Checking the foundation layout is not difficult, but it may seem that way if you've never done it, especially when you see the confusing array of layout strings running between the batter boards.
Don't hesitate to check over the concrete man's layout, based on your house plans, even though you may get ugly looks and side comments from him or his workers.
Here's the problem - it's rare that they don't make one or more errors in their layout. Even a small mistake can create a problem later in the project that will be hard to fix.
Everything that gets built on your house will be based on the foundation layout!
Be On the Job Site for These Decisions
To get what you really want, be on the job site when the concrete man starts his layout. You will work with him to make these decisions:
1. Exact location and orientation of the house on the lot or property.
2. Height of the entry floor level above the surrounding grade. Read about this if you haven't done so.
How It's Done
These are the steps you can expect:
1. The corner stakes of the "box" will be set (an imaginary rectangle drawn around the outermost walls on all sides of the house. Some of these corner stakes may be well beyond the outer corners of the actual house.
The corners of the "box" are illustrated on this drawing, but may not be drawn on your house plans.
Checking the corner stake, to make sure the "box" is square.
2. Batter boards are installed on all sides. The top of these horizontal boards (usually 2x4's) will be set at the top of the floor. You may get a surprise when you see how high the floor may be on one side of the house, due to slope on the property. We strongly recommend setting a floor slab at least 16 inches above grade, to avoid rain water problems around your finished house. If you will have a crawl space, the floor level will be higher than this, to accommodate the required clear space between the bottom of the floor structure and the soil (usually at least 18 inches).

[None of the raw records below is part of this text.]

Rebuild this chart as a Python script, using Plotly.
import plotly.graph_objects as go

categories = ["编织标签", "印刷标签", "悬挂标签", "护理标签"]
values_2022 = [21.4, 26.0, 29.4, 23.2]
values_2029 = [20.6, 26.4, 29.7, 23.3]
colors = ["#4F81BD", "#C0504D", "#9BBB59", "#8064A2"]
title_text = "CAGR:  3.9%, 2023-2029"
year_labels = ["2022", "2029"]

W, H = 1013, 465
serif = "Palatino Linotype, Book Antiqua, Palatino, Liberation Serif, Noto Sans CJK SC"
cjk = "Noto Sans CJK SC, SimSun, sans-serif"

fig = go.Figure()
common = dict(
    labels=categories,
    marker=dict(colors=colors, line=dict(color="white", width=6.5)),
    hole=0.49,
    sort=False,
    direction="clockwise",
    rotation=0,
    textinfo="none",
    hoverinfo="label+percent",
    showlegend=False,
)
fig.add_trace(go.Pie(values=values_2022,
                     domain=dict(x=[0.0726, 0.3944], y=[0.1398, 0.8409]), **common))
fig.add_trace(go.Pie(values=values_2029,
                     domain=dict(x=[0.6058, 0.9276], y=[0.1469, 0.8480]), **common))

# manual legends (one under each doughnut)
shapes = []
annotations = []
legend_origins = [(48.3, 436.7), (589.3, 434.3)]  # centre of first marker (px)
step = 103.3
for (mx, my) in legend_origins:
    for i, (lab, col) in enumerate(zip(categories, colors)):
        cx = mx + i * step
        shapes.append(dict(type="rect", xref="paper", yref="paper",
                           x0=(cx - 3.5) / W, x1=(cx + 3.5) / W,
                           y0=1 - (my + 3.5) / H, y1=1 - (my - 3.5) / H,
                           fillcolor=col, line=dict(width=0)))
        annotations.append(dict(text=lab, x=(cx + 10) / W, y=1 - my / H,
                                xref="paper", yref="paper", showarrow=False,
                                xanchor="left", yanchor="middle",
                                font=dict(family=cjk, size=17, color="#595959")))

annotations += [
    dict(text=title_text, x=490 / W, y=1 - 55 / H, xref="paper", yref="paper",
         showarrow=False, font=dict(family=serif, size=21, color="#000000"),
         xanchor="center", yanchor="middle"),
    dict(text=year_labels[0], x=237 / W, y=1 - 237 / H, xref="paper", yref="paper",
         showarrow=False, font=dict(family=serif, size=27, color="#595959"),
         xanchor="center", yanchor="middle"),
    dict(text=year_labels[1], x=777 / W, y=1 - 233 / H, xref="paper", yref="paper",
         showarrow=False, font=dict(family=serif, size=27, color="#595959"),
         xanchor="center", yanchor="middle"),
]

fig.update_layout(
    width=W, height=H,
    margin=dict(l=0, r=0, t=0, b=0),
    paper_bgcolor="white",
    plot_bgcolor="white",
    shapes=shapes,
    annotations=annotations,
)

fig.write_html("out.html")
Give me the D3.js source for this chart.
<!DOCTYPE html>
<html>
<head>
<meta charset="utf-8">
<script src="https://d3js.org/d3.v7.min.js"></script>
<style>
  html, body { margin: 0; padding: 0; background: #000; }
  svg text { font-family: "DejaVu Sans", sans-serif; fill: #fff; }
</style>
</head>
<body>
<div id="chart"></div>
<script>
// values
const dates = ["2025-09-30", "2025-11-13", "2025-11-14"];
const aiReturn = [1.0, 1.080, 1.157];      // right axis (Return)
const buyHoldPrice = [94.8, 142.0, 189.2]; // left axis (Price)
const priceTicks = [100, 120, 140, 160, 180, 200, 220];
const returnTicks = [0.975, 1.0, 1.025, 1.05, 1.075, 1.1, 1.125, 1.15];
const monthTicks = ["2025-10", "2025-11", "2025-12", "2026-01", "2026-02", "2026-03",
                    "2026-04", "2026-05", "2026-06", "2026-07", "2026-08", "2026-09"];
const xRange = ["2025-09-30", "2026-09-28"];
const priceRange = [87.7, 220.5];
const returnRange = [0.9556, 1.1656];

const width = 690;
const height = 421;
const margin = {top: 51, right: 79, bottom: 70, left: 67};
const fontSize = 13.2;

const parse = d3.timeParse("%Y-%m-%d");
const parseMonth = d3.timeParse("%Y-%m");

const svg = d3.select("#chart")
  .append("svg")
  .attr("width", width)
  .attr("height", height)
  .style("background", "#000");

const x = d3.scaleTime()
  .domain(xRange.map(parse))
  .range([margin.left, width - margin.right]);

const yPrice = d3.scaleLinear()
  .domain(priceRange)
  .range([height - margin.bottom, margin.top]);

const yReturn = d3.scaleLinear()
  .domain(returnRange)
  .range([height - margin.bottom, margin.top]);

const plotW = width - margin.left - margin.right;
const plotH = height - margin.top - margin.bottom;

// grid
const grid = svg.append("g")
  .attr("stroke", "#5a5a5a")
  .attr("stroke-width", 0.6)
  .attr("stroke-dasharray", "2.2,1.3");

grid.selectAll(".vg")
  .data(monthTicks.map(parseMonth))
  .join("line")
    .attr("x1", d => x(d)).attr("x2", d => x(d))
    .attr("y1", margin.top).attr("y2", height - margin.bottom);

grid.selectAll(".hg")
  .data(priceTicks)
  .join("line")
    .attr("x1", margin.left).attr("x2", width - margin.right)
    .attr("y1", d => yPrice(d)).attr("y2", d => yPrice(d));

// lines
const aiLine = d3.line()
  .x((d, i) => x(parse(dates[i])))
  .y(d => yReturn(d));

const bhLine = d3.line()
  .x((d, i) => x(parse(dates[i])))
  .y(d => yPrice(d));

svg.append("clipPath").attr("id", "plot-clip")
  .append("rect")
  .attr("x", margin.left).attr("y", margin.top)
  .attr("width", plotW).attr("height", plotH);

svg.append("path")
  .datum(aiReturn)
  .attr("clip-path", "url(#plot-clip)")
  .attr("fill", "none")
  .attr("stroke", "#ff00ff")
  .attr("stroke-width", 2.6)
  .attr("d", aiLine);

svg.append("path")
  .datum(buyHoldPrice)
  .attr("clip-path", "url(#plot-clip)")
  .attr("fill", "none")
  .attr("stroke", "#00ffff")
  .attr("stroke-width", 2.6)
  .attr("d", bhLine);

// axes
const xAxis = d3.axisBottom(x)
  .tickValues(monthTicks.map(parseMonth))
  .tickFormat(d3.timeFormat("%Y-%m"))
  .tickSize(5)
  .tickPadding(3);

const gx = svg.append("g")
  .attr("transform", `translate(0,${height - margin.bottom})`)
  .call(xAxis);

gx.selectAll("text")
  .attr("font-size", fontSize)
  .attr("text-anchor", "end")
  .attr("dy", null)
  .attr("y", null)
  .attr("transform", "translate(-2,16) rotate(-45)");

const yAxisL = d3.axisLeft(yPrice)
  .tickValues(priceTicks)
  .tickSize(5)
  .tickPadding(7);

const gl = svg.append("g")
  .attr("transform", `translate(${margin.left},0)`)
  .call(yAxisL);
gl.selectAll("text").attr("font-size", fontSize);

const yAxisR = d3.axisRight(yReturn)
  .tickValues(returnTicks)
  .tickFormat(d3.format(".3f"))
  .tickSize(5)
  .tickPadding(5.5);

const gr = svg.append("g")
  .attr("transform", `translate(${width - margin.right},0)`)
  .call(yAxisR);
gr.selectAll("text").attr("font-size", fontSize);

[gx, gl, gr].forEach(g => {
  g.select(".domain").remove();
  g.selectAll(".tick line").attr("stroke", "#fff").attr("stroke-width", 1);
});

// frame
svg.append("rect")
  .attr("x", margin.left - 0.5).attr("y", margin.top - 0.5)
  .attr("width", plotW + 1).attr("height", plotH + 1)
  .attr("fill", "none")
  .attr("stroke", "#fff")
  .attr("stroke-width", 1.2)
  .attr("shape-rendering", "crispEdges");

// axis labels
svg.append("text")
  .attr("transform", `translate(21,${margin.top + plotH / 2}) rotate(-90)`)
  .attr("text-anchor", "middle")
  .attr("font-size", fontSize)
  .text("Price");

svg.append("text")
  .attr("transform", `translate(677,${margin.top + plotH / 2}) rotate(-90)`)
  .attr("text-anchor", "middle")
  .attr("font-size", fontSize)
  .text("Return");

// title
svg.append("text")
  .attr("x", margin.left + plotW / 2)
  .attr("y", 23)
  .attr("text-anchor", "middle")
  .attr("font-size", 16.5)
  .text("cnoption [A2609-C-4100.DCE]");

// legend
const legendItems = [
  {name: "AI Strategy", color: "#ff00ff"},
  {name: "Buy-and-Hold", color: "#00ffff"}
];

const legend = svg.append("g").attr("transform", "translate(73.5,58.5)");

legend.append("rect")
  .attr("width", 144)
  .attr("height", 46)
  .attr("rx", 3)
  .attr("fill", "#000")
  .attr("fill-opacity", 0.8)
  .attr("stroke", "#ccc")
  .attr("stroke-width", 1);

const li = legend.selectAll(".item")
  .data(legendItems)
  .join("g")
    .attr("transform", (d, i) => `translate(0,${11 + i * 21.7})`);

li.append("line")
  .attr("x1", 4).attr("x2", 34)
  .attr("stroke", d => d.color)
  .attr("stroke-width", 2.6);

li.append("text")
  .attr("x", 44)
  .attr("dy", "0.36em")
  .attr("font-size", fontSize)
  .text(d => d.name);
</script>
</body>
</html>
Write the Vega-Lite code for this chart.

3. The foundation layout is completed by pulling strings across the batter boards to set the locations of the slab's outer edges, or the outer faces of foundation walls or piers. These outer faces of the slab and the foundation walls will often be on the same string. The strings will be set to the dimensions of every item that affects the locations of footings, foundation walls, and level changes in the slab.
4. Footings are dug, based on the foundation plan, using the strings as a guide.
5. Reinforcing steel ("rebars") is placed and tied in the footings. Forms are built where footings step up or down due to sloping grades.
6. Concrete footings are poured. If your house is to have a monolithic slab (slab and footing poured all at once), other work will be done under the slab before the concrete is poured.
After the layout strings are set, take a set of drawings (your house plans), a 25-foot measuring tape, pink flagging tape, and a carpenter's pencil, and check every string and dimension against the foundation plan. I usually do this after all the strings are in place and the workers have gone home for the day.
Each string should be looped over a nail that has been carefully set, with a number written on the batter board that matches a dimension on the plan. Don't assume they are correct! Check every dimension with your measuring tape. Start in a corner and work your way all around the house. Don't just check two sides, but check all the way around. I've seen strings set correctly on one side of the house, but wrong on the opposite side. There should be a string for every footing and foundation wall, so some strings will be for a footing on the near side, and some will be for a footing on the far side, but they will all run all the way across.
The 21'8" and 3-1/2" written on the batter board correspond to dimensions shown on the left side of the foundation plan below.
Be sure you are right, then review your questions with the concrete crew. Many people will be insulted or amused to see you checking their work, since they do this every day and are "experts." Don't worry - if you don't find anything, it's all great. If you do find mistakes, I guarantee that the concrete man will instantly take you more seriously.
I find some type of error in the foundation layout, before the concrete is poured, on almost every house.
How to Mark Errors or Questionable Items
When I am absolutely certain that I know the correction for a misplaced batter board string, I may move the nails and string myself. I always review this with the concrete man, just to be sure that my change is correct. Otherwise, if the concrete crew is not on the job site when you find a mistake, mark it with pink flagging tape. Tie the tape to the nail or string with a note.
Take the time to check the foundation layout! And check it again the footings are dug to make sure that they match the string layout and the foundation plan, before the concrete is poured!
Susan and I wish you the very best with getting the foundation layout correct for the home of your dreams!